I do wonder if it’s something my grandmother, who loved to sing at church, taught him. And he passed it on to me because I was often fidgety in church. It gave me something keep my hands and feet occupied.
What’s even more rare than an audience that can clap in time is an audience who can actually sing! I did a concert for a well known folk musician. Several times he got the audience started on a song, they’d sing, even doing the harmony parts! He’d just do accompaniment on the guitar while the audience carried the song. I suppose you could say it was a lazy way for him to do a concert. But to hear several thousand people singing in (for the most part) perfect harmony was absolutely spine-tingling!
Again I think it has to do with the level of sophistication of the audience. Folky fans tend to be very dedicated.

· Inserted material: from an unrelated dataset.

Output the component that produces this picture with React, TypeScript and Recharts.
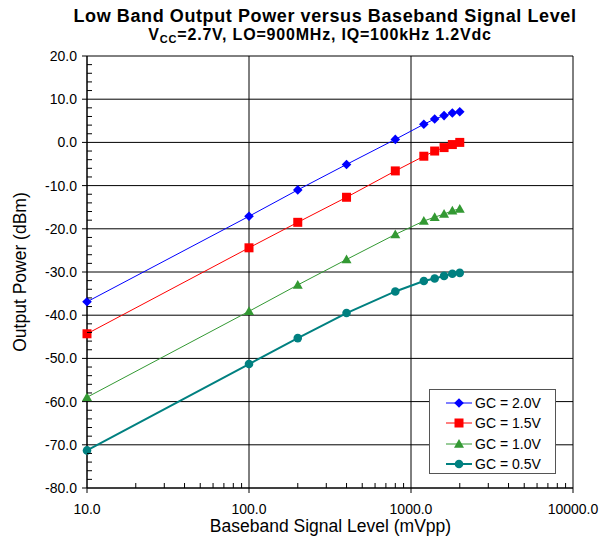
import React from 'react';
import { LineChart, Line, XAxis, YAxis, CartesianGrid, Legend } from 'recharts';

const FONT = '"Liberation Sans", Arial, Helvetica, sans-serif';

// Baseband signal level (mVpp)
const baseband = [10, 100, 200, 400, 800, 1200, 1400, 1600, 1800, 2000];
// Output power (dBm) per gain control voltage
const gc20 = [-36.9, -17.1, -11.0, -5.1, 0.7, 4.2, 5.4, 6.2, 6.8, 7.1];
const gc15 = [-44.3, -24.4, -18.5, -12.7, -6.6, -3.2, -2.0, -1.2, -0.5, 0.0];
const gc10 = [-59.0, -39.1, -33.0, -27.1, -21.3, -18.2, -17.3, -16.6, -15.8, -15.4];
const gc05 = [-71.3, -51.3, -45.3, -39.5, -34.5, -32.1, -31.5, -30.9, -30.4, -30.2];

const seriesNames = ['GC = 2.0V', 'GC = 1.5V', 'GC = 1.0V', 'GC = 0.5V'];

const xMajor = [10, 100, 1000, 10000];
const xMinor = [
  20, 30, 40, 50, 60, 70, 80, 90,
  200, 300, 400, 500, 600, 700, 800, 900,
  2000, 3000, 4000, 5000, 6000, 7000, 8000, 9000,
];
const yMajor = [-80, -70, -60, -50, -40, -30, -20, -10, 0, 10, 20];
const yMinor: number[] = [];
for (let v = -78; v < 20; v += 2) if (v % 10 !== 0) yMinor.push(v);

const xTicks = [...xMajor, ...xMinor].sort((a, b) => a - b);
const yTicks = [...yMajor, ...yMinor].sort((a, b) => a - b);

const data = baseband.map((x, i) => ({
  x,
  gc20: gc20[i],
  gc15: gc15[i],
  gc10: gc10[i],
  gc05: gc05[i],
}));

const series = [
  { key: 'gc20', name: seriesNames[0], color: '#0000FF', width: 1, shape: 'diamond' },
  { key: 'gc15', name: seriesNames[1], color: '#FF0000', width: 1, shape: 'square' },
  { key: 'gc10', name: seriesNames[2], color: '#339933', width: 1, shape: 'triangle' },
  { key: 'gc05', name: seriesNames[3], color: '#008080', width: 2, shape: 'circle' },
];

const Marker = ({ cx, cy, shape, color }: any) => {
  if (cx == null || cy == null) return null;
  if (shape === 'diamond') {
    const r = 4.8;
    return <polygon points={`${cx},${cy - r} ${cx + r},${cy} ${cx},${cy + r} ${cx - r},${cy}`} fill={color} />;
  }
  if (shape === 'square') {
    const r = 4.5;
    return <rect x={cx - r} y={cy - r} width={2 * r} height={2 * r} fill={color} />;
  }
  if (shape === 'triangle') {
    const r = 5;
    return <polygon points={`${cx},${cy - r} ${cx + r},${cy + r * 0.75} ${cx - r},${cy + r * 0.75}`} fill={color} />;
  }
  return <circle cx={cx} cy={cy} r={4.3} fill={color} />;
};

const XTick = (props: any) => {
  const { x, y, payload } = props;
  const v = payload.value;
  const major = xMajor.includes(v);
  return (
    <g>
      {major ? (
        <line x1={x} x2={x} y1={y} y2={y + 5} stroke="#000" />
      ) : (
        <line x1={x} x2={x} y1={y} y2={y - 5} stroke="#000" />
      )}
      {major && (
        <text x={x} y={y + 26} textAnchor="middle" fontSize={14} fontFamily={FONT} fill="#000">
          {v.toFixed(1)}
        </text>
      )}
    </g>
  );
};

const YTick = (props: any) => {
  const { x, y, payload } = props;
  const v = payload.value;
  const major = yMajor.includes(v);
  return (
    <g>
      {major ? (
        <line x1={x - 5} x2={x} y1={y} y2={y} stroke="#000" />
      ) : (
        <line x1={x} x2={x + 5} y1={y} y2={y} stroke="#000" />
      )}
      {major && (
        <text x={x - 10} y={y + 5} textAnchor="end" fontSize={14} fontFamily={FONT} fill="#000">
          {v.toFixed(1)}
        </text>
      )}
    </g>
  );
};

const LegendBox = () => (
  <div
    style={{
      width: 127,
      height: 85,
      boxSizing: 'border-box',
      border: '1px solid #555',
      background: '#fff',
      padding: '3px 0 0 0',
    }}
  >
    {series.map((s) => (
      <div key={s.key} style={{ display: 'flex', alignItems: 'center', height: 20.3, fontFamily: FONT, fontSize: 14, color: '#000' }}>
        <svg width={44} height={14} style={{ marginLeft: 16 }}>
          <line x1={0} x2={26} y1={7} y2={7} stroke={s.color} strokeWidth={s.width} />
          <Marker cx={13} cy={7} shape={s.shape} color={s.color} />
        </svg>
        <span style={{ marginLeft: -15 }}>{s.name}</span>
      </div>
    ))}
  </div>
);

export default function App() {
  return (
    <div style={{ position: 'relative', width: 593, height: 528, fontFamily: FONT, background: '#fff' }}>
      <div
        style={{
          position: 'absolute', left: 32, width: 570, top: -1, textAlign: 'center',
          fontWeight: 'bold', fontSize: 18, lineHeight: '18px', letterSpacing: 0.6, whiteSpace: 'nowrap',
        }}
      >
        Low Band Output Power versus Baseband Signal Level
      </div>
      <div
        style={{
          position: 'absolute', left: 32, width: 560, top: 19, textAlign: 'center',
          fontWeight: 'bold', fontSize: 16, lineHeight: '16px', letterSpacing: 0.8, whiteSpace: 'nowrap',
        }}
      >
        V<span style={{ fontSize: 11, position: 'relative', top: 3 }}>CC</span>=2.7V, LO=900MHz, IQ=100kHz 1.2Vdc
      </div>
      <LineChart
        width={593}
        height={528}
        data={data}
        margin={{ top: 48, right: 28, bottom: 0, left: 19 }}
      >
        <CartesianGrid stroke="#000" horizontalValues={yMajor} verticalValues={xMajor} />
        <XAxis
          dataKey="x"
          type="number"
          scale="log"
          domain={[10, 10000]}
          ticks={xTicks}
          interval={0}
          tickSize={0}
          tickMargin={0}
          tick={<XTick />}
          axisLine={{ stroke: '#000' }}
          height={48}
        />
        <YAxis
          type="number"
          domain={[-80, 20]}
          ticks={yTicks}
          interval={0}
          tickSize={0}
          tickMargin={0}
          tick={<YTick />}
          axisLine={{ stroke: '#000' }}
          width={60}
          label={{
            value: 'Output Power (dBm)',
            angle: -90,
            position: 'center',
            dx: -37,
            style: { fontSize: 17.5, fontFamily: FONT, fill: '#000', textAnchor: 'middle' },
          }}
        />
        {series.map((s) => (
          <Line
            key={s.key}
            dataKey={s.key}
            name={s.name}
            type="linear"
            stroke={s.color}
            strokeWidth={s.width}
            isAnimationActive={false}
            dot={(p: any) => <Marker key={`${s.key}-${p.index}`} cx={p.cx} cy={p.cy} shape={s.shape} color={s.color} />}
            activeDot={false}
          />
        ))}
        <Legend
          layout="vertical"
          align="center"
          verticalAlign="middle"
          content={() => <LegendBox />}
          wrapperStyle={{ position: 'absolute', left: 421, top: 381, width: 127, height: 85 }}
        />
      </LineChart>
      <div
        style={{
          position: 'absolute', left: 79, width: 487, top: 510, textAlign: 'center',
          fontSize: 17.5, lineHeight: '16px', whiteSpace: 'nowrap', color: '#000',
        }}
      >
        Baseband Signal Level (mVpp)
      </div>
    </div>
  );
}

Sometimes that “rippling sound” is pretty cool! As long as it doesn’t get out of hand
I don’t seem to run into people clapping on the onbeat all that often. I know it’s a bit of a meme that “white people” clap on the onbeat, but the vast majority of pop music (not to mention jazz, as well) for the last several decades has an accent on the 2 & 4 with hits on the snare. That would seem to be the natural place to clap: on the thing on the drumset that kind of sounds like a clap. And, yeah, a foot stomp on the beats where the kick drum often plays (the 1 & 3), bcause a foot stomp kind of sounds like a kick. I just wonder how nowadays you’d be able to grow up and have a natural inclination to clap on 1 & 3. (Just musing out loud – this was actually a conversation I was having with my wife the other day when she was asking if she was clapping along on the 2 & 4.)
I mean, sometimes I’ll hear people clap on the 1-2-3-4, but it’s rare to the point that I can’t remember, other than the Harry Connick video, a group clap together on the 1 and 3. I’m sure it happens, but it’s weird to me that it does.
Because they were at a Dave Brubeck concert? (Stay with Paul’s rhythm - I dare you!)